Yesterday, Monday 17 August we motored from Hanover Bay Inlet through Rogers Strait south of Augustus Island. There are many pearling leases in the passage and inlets, taking advantage of the clean, clear blue waters. Just as we were entering the strait Cran pulled in a lovely Mackerel on the hand line. Just as he and Peter were tying it up, the rod on the other side of the boat started to scream and Peter reeled in a spectacular 1.26 m Spanish Mackerel - just wait for the photos. Dinner last night was the smaller Mackerel expertly cooked on the BBQ by Cran. Our anchorage for the night was Sampson Inlet - a long L shaped deep gorge covered in gum trees, cycads and boab trees. After dinner while having a glass of red wine we heard a loud noise on the front deck. Spotlights on, we found a small Mackerel had jumped out of the water and landed in the trampoline netting at the front of the boat. I don't know who was more surprised. So there you have it, 3 Mackerel in one day, although the last fellow was given a reprieve.

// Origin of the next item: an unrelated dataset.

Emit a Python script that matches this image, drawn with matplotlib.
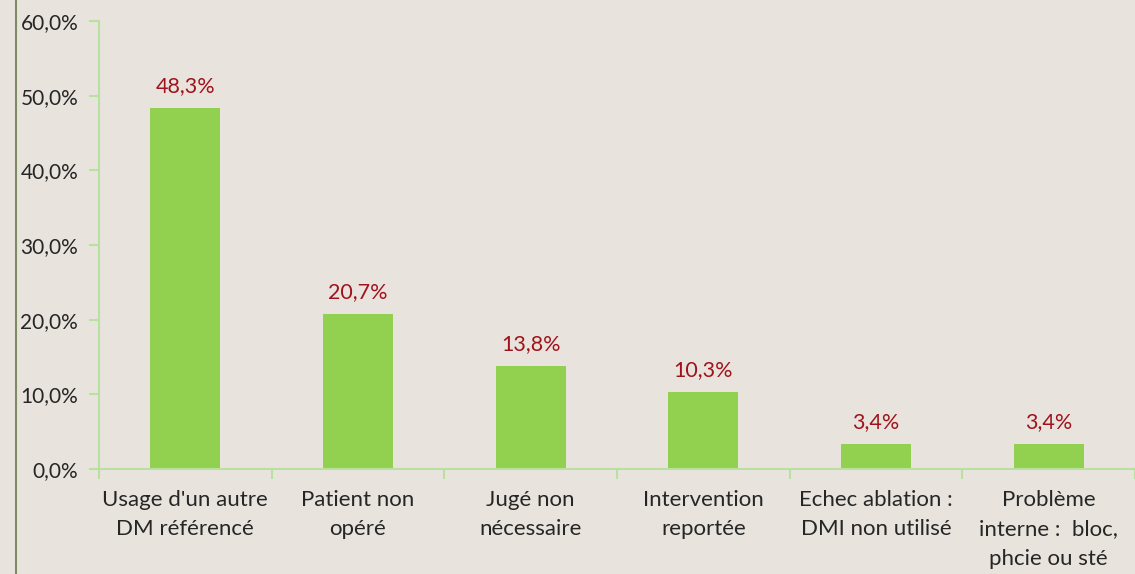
import matplotlib
matplotlib.use("Agg")
import matplotlib.pyplot as plt
from matplotlib.ticker import FuncFormatter
import numpy as np

categories = ["Usage d'un autre\nDM référencé", "Patient non\nopéré", "Jugé non\nnécessaire",
              "Intervention\nreportée", "Echec ablation :\nDMI non utilisé",
              "Problème\ninterne :  bloc,\nphcie ou sté"]
values = [48.3, 20.7, 13.8, 10.3, 3.4, 3.4]
yticks = [0, 10, 20, 30, 40, 50, 60]

bg = "#e8e4dd"
bar_color = "#92d050"
label_color = "#a0121c"
axis_color = "#b8e0a0"

plt.rcParams['font.family'] = ['Lato', 'DejaVu Sans']

fig = plt.figure(figsize=(11.35, 5.74), dpi=100)
fig.patch.set_facecolor(bg)
ax = fig.add_axes([99 / 1135, (574 - 469) / 574, 1 - 99 / 1135, (469 - 21) / 574])
ax.set_facecolor(bg)

x = np.arange(len(categories))
ax.bar(x, values, width=0.405, color=bar_color, zorder=2)
for xi, v in zip(x, values):
    ax.text(xi, v + 1.6, ("%.1f%%" % v).replace(".", ","), ha="center", va="bottom",
            color=label_color, fontsize=15.5)

ax.set_xlim(-0.5, len(categories) - 0.5)
ax.set_ylim(0, 60)
ax.set_yticks(yticks)
ax.yaxis.set_major_formatter(FuncFormatter(lambda v, p: ("%.1f%%" % v).replace(".", ",")))
ax.set_xticks(x)
ax.set_xticklabels(categories, fontsize=16, color="#262626", linespacing=1.6)
ax.set_xticks(np.arange(-0.5, len(categories)), minor=True)
ax.tick_params(axis="x", which="major", length=0, pad=15)
ax.tick_params(axis="x", which="minor", length=7, color=axis_color, width=1.5)
ax.tick_params(axis="y", length=7, color=axis_color, width=1.5, labelsize=15,
               labelcolor="#262626", pad=8)

for s in ["top", "right"]:
    ax.spines[s].set_visible(False)
for s in ["left", "bottom"]:
    ax.spines[s].set_color(axis_color)
    ax.spines[s].set_linewidth(1.5)

# thin vertical rule at the far left
fig.add_artist(plt.Line2D([16 / 1135, 16 / 1135], [0, 1], color="#7d8a62", linewidth=1.5))

fig.savefig("out.png", dpi=100, facecolor=bg)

This part of the Kimberley is greener and there are pockets of rainforest in some of the deeper gorges that have running water all year round. Today, Tuesday 18 August we are heading south west towards Raft Point. Passing close by Hall Point we were able to take the boat in close to rock face to photograph many fascinating weathered sandstone sculptures; then on to Langge Inlet where there is an Aboriginal site with more pillars of sandstone, looking like groups of people gathered together. We have been lucky to see many pods of whales today, gliding through the water ahead of us with the occasional tale splash.